Observei durante anos esta cena e alimentei a curiosidade sobre aquela meia dúzia de velhos, que se iam revezando, ocupantes do banco. Pensei entrevistar estes homens que, em aparente tranquilidade, ocupavam os seus dias a ver passar a morte.

Fascinam-me estas cidadezinhas, onde os lugares dos vivos e os dos mortos coexistem sem conflito.

Atraem-me os cemitérios, a expressão pública de sentimentos em frases cliché inscritas nos mármores de todas as cores, que se alinham naquelas avenidas floridas.

Enternecem-me as mulheres que zelosamente mantêm as campas limpas e com flores sempre frescas, exalando perfumes neste insólito jardim.

Aproveitei, faz uns anos, a polémica da localização dum novo cemitério, futura morada de outros mortos, para uma incursão jornalística no tema da morte. Entrevistei o vereador responsável pelo pelouro dos cemitérios, percorri as estreitas avenidas de rigorosa geometria, com paragens aqui e ali, suscitadas pela fotografia de rostos conhecidos. As fotografias que identificam os habitantes de cada campa, a sua última morada, têm uma eloquência fascinante. Nelas, os mortos estão sempre vivos, felizes e bonitos, como gostam de recordá-los os familiares que lhes  preparam a mortalha, escolhem  a fotografia para a posteridade e encomendam as  inscrições fúnebres de eterna saudade.

A morte anónima teve honras de primeira página no jornal local. Sem parangonas. Apenas uma discreta cruz, símbolo do ritual cristão. Mas uma primeira página que permitiu a cada leitor pensar nos seus mortos, chorá-los, e seguramente, muito assunto de conversa, ou melhor, muita conversa sobre o mesmo assunto.

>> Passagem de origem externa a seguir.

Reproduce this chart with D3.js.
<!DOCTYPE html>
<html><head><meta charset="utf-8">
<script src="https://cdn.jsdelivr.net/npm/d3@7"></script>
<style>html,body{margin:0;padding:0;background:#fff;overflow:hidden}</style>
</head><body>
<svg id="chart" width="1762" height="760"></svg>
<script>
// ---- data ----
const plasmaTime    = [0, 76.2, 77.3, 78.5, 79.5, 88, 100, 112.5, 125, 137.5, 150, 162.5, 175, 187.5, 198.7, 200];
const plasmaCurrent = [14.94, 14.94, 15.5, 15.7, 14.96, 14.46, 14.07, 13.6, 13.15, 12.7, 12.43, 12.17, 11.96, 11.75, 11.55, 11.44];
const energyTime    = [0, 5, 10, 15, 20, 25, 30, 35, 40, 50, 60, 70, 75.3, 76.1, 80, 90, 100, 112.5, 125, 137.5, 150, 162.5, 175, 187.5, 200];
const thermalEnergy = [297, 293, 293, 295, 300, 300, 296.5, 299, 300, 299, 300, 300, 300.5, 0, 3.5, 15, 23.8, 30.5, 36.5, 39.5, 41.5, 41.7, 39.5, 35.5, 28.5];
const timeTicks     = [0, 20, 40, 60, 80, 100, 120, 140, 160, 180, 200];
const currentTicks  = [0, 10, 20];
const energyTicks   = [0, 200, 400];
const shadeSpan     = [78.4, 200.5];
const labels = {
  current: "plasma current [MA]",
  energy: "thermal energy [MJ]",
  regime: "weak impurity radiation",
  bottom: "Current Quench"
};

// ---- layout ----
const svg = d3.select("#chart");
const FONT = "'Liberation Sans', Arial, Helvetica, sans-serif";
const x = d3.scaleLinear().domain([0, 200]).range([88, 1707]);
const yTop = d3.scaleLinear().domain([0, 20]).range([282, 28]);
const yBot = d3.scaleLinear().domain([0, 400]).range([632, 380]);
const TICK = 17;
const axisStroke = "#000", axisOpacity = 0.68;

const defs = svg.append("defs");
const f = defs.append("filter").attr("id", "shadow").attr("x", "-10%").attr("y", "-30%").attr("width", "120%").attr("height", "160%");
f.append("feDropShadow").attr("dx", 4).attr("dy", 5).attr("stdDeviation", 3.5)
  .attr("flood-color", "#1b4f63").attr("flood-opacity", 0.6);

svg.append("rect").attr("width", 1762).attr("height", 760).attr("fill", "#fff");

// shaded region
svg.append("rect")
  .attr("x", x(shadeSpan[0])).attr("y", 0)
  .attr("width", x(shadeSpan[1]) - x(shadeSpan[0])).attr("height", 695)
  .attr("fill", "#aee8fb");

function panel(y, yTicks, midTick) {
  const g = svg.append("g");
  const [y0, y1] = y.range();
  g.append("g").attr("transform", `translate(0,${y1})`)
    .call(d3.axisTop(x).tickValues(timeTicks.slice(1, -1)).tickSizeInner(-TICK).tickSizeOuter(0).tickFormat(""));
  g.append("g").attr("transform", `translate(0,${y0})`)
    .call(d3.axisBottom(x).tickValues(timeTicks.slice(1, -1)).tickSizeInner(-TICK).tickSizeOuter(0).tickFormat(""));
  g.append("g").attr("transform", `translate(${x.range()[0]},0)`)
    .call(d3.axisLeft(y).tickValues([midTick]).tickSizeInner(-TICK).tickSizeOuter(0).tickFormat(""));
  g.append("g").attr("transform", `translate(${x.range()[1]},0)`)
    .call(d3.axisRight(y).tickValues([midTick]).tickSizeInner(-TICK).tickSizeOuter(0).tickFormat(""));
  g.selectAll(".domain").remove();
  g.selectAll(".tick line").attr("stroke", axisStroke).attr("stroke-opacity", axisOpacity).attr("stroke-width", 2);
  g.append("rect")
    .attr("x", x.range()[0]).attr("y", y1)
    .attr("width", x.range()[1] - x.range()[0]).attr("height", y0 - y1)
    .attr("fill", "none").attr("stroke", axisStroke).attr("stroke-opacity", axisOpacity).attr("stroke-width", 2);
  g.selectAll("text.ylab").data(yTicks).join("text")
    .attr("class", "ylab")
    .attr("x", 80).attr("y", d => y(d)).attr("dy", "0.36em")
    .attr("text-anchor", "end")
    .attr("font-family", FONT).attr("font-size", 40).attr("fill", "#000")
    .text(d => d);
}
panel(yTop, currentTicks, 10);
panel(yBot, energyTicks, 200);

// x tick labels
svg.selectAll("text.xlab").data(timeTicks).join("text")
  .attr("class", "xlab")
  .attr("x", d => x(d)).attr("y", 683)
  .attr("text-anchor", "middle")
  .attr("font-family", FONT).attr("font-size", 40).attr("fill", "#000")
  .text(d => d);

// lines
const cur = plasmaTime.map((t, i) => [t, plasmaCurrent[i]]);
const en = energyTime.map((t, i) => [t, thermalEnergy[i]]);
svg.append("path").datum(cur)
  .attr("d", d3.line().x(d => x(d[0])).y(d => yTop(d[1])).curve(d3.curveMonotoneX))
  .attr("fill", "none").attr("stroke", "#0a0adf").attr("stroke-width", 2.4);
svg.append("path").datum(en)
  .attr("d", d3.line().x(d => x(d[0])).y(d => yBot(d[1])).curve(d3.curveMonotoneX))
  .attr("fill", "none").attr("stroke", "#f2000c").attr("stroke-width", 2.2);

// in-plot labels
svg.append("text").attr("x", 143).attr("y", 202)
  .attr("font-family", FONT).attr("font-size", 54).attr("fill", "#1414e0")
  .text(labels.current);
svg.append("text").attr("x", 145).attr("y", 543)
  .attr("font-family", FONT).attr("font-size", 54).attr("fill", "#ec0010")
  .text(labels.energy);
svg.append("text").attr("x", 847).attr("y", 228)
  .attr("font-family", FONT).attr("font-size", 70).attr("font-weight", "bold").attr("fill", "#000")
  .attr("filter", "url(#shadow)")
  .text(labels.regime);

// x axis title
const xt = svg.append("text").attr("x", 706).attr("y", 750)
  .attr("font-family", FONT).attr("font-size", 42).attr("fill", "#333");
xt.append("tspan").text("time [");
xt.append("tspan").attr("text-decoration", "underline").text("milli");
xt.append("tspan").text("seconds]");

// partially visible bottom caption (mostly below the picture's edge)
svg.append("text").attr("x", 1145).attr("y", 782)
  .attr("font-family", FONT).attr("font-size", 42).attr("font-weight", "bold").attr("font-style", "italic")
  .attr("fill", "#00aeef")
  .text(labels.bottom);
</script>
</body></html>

Mesmo limitada agora na minha mobilidade, continuo a passar por lá, quando alguém me transporta de carro. E ainda tenho a mesma curiosidade: sobre o que falarão aqueles velhos que escolheram não um banco de jardim, mas um banco rente ao muro do cemitério, para porem a conversa em dia, enquanto veem passar a morte?!

1 COMENTÁRIO

  1. Texto a reler mais do que uma vez. A ligação perfeita entre a vida e a morte e a velhice e o tempo a escoar-se e a geometria das campas floridas e a ternura dos entes queridos. Outra dimensão da vida. A vida apressada em que teimamos em correr. Parabéns, Alice!